The trashy tabloid journalists are frothing at the mouth, Peter V’landys is talking about unnecessary rule changes, and all fans are full of optimism and hope.
It can only mean one thing… no, not that the NRL season is about to begin; rather, that it’s time for my annual fearless predictions for the season!
There’s a slight sense of deja vu with this year’s predictions, because I actually feel like a lot of the things that happened in last year’s season might, bizarrely, happen again. So get used to seeing that word ‘again’, again.
It’s also worth noting that over the last three seasons, I’m sitting on a strike rate of 68 per cent* for my predictions, so feel free to sell one of your kids – or kidneys – in order to have a punt on the following…
(*Quick PSA: my maths is a little, shall we say, generous? So take that 68 per cent claim with a massive grain of salt and remember the most responsible form of gambling, is no gambling at all.)
And away we go!
1. Penrith win the minor premiership, make the grand final, and… lose again
The Panthers are deep, talented and well coached. They’ll be the team to beat once again during the season, and will qualify for their second straight grand final.
Where, sadly for the men and women at the foot of the Blue Mountains, they will lose once again.
I’m just not confident in their halves when the pressure is cranked all the way up to 10, which it certainly is in a ‘granny’.
Panthers fans can defend their team all they want, but whether the narrative around the likes of Nathan Cleary is fair or not is completely irrelevant.
The fact is that the narrative does exist. So until they can silence the doubters and prove them wrong, the question marks will remain.
2. Jack Wighton goes back-to-back and wins the Dally M Medal… again
I was quite bemused by all the noise last year that Wighton’s win was somehow ‘shocking’ and should result in an overhaul to the Dally M voting process.
Nathan Cleary was the deserved favourite, but he wasn’t that much better than Wighton that it was a boilover. Wighton had a great season too.
In fact, I expect him to have an even better season this year, and join Johnathan Thurston and Andrew Johns as the only back-to-back winners of the medal in the NRL era.
3. Queensland win State of Origin… again
I really didn’t like what I saw from New South Wales in last year’s Origin series. Every cliché about Queensland having a better grasp on what Origin football is all about seemed to ring true, as the Blues were complacent, out-hustled, and lacked the killer instinct required to win the series.
Perhaps the biggest issue is that the Blues have more talent that the Maroons, but it’s not balanced across a starting 13. This is highlighted by the fact they squeezed players into the centres who aren’t centres, weren’t sure who their best five-eighth was, and seemed to want to pick 28 fullbacks in their squad.
Queensland will take a lot out of last year’s win, and they’re also likely to have more talent to call on, with injuries and end-of-season fatigue not impacting their selections this time around.

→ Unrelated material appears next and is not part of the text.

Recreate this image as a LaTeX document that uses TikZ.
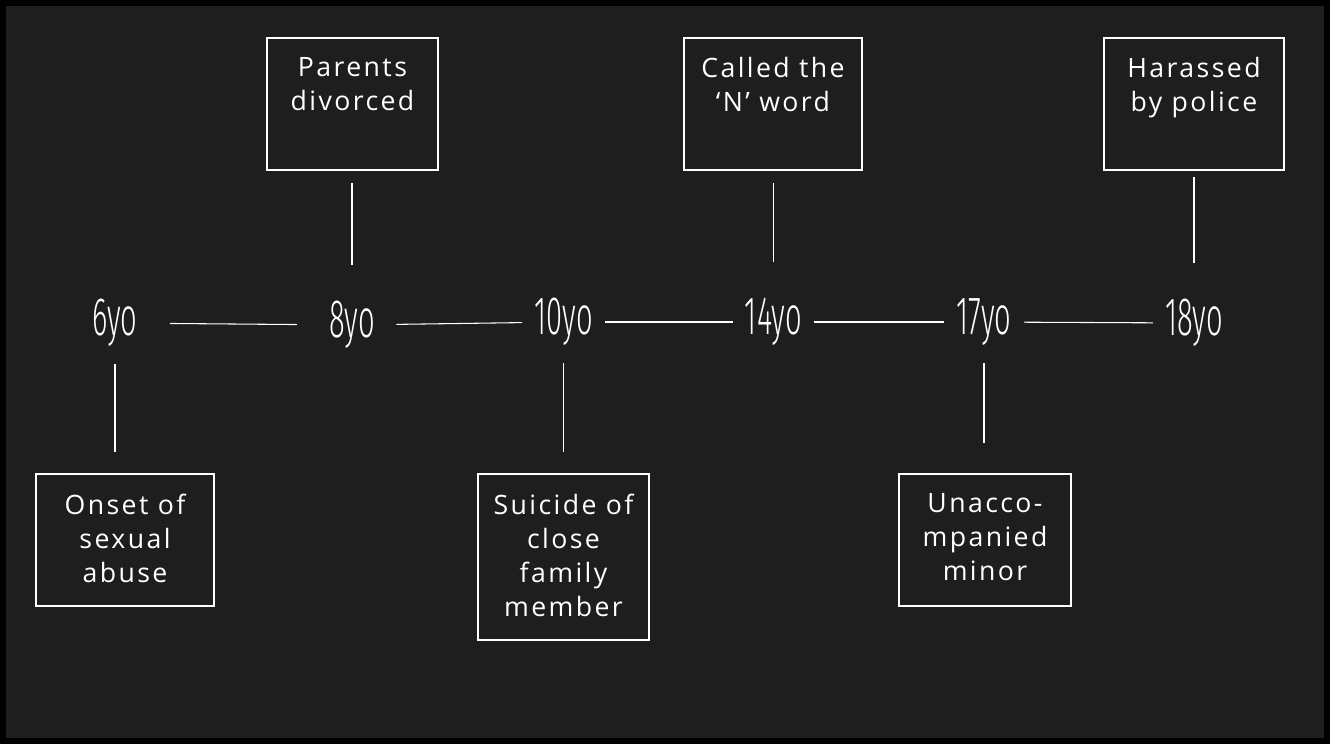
\documentclass[tikz,border=0pt]{standalone}
\usepackage{fontspec}
\usetikzlibrary{fit}
\setmainfont{Open Sans}[LetterSpace=9]
\newfontfamily\agefont{Fira Sans Light}[FakeStretch=0.54]
\definecolor{paper}{HTML}{1E1E1E}

\tikzset{
  age/.style={text=white, font=\agefont\fontsize{40.5}{44}\selectfont, inner xsep=9pt},
  evbox/.style={draw=white, line width=0.9pt, inner sep=0pt},
  evtext/.style={text=white, font=\fontsize{20}{25.5}\selectfont, align=center, inner sep=0pt, anchor=north},
  link/.style={draw=white, line width=0.8pt},
  stemup/.style={link, shorten <=45pt, shorten >=9pt},
  stemdown/.style={link, shorten <=31pt, shorten >=16pt}
}

\begin{document}
\begin{tikzpicture}[x=0.75pt, y=-0.75pt]
  \useasboundingbox (0,0) rectangle (1330,744);
  \fill[black] (0,0) rectangle (1330,744);
  \fill[paper] (6,6) rectangle (1324,738);

  % ages
  \node[age] (age6) at (115,323) {6yo};
  \node[age] (age8) at (352,325) {8yo};
  \node[age] (age10) at (563.5,322) {10yo};
  \node[age] (age14) at (773.5,322) {14yo};
  \node[age] (age17) at (984,322) {17yo};
  \node[age] (age18) at (1194,323) {18yo};

  % events
  \node[evbox, fit={(267,38) (438,170)}] (divorce) {};
  \node[evbox, fit={(684,38) (862,170)}] (nword) {};
  \node[evbox, fit={(1104,38) (1284,170)}] (police) {};
  \node[evbox, fit={(36,474) (214,606)}] (abuse) {};
  \node[evbox, fit={(478,474) (649,640)}] (suicide) {};
  \node[evbox, fit={(899,474) (1071,606)}] (minor) {};

  \node[evtext] (divorcetext) at ([yshift=-15pt]divorce.north) {Parents\\divorced};
  \node[evtext] (nwordtext) at ([yshift=-15pt]nword.north) {Called the\\`N' word};
  \node[evtext] (policetext) at ([yshift=-15pt]police.north) {Harassed\\by police};
  \node[evtext] (abusetext) at ([yshift=-15pt]abuse.north) {Onset of\\sexual\\abuse};
  \node[evtext] (suicidetext) at ([yshift=-15pt]suicide.north) {Suicide of\\close\\family\\member};
  \node[evtext] (minortext) at ([yshift=-15pt]minor.north) {Unacco-\\mpanied\\minor};

  % timeline
  \draw[link, shorten <=15pt, shorten >=15pt] (age6) -- (age8);
  \draw[link, shorten <=7pt] (age8) -- (age10);
  \draw[link] (age10) -- (age14);
  \draw[link] (age14) -- (age17);
  \draw[link] (age17) -- (age18);

  % stems
  \draw[stemup] (age8.center) -- (age8 |- divorce.south);
  \draw[stemup] (age14.center) -- (age14 |- nword.south);
  \draw[stemup, shorten >=5pt] (age18.center) -- (age18 |- police.south);
  \draw[stemdown] (age6.center) -- (age6 |- abuse.north);
  \draw[stemdown] (age10.center) -- (age10 |- suicide.north);
  \draw[stemdown, shorten >=23pt] (age17.center) -- (age17 |- minor.north);
\end{tikzpicture}
\end{document}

4. The Bulldogs miss out on the finals… again… but in the last round of the season
As a Dogs fan, I usually tend to avoid making any predictions about my team, either through fear of being labelled bias, or because I’d be shooting myself in the foot. But these are meant to be fearless predictions, so it’s time to be fearless!
The Dogs will be much improved this season, and most of it comes down to the recruitment of Kyle Flanagan. Canterbury have long been starved of a quality, goal-kicking playmaker, and the new half ticks those boxes.
Flanagan doesn’t have to be elite just yet. If he’s solid and plays each game, that would already be a vast improvement on what the Dogs halves have delivered in the previous years.
With a new coach, and some new talent, it’s a new dawn out at Belmore and I can see the Dogs pushing for the finals, before falling agonisingly short in the last round of the year.
5. The Wests Tigers ‘win’ the wooden spoon
I can’t tell if I actually believe this pick, or I just like needling, as this is sure to have me on the outer with my in-laws and best mate, all of whom are rabid Tigers supporters. But what can I do?
The Tigers are going to suck. It’s that simple.
My old Twitter friend/foe Will Sinclair keeps talking up how smart the Tigers have been in the off-season, by not spending their money on big name duds, but instead wisely investing in unheralded recruits. That’s exactly what you say when you miss out on all the good players.
The only real danger to this prediction – other than me getting egg on my face – is the Dragons. Or the Cowboys. Which is a textbook example of how to alienate three fan-bases in one prediction. Oh what the hell, I may as well go for four: the Warriors will be horrendous as well.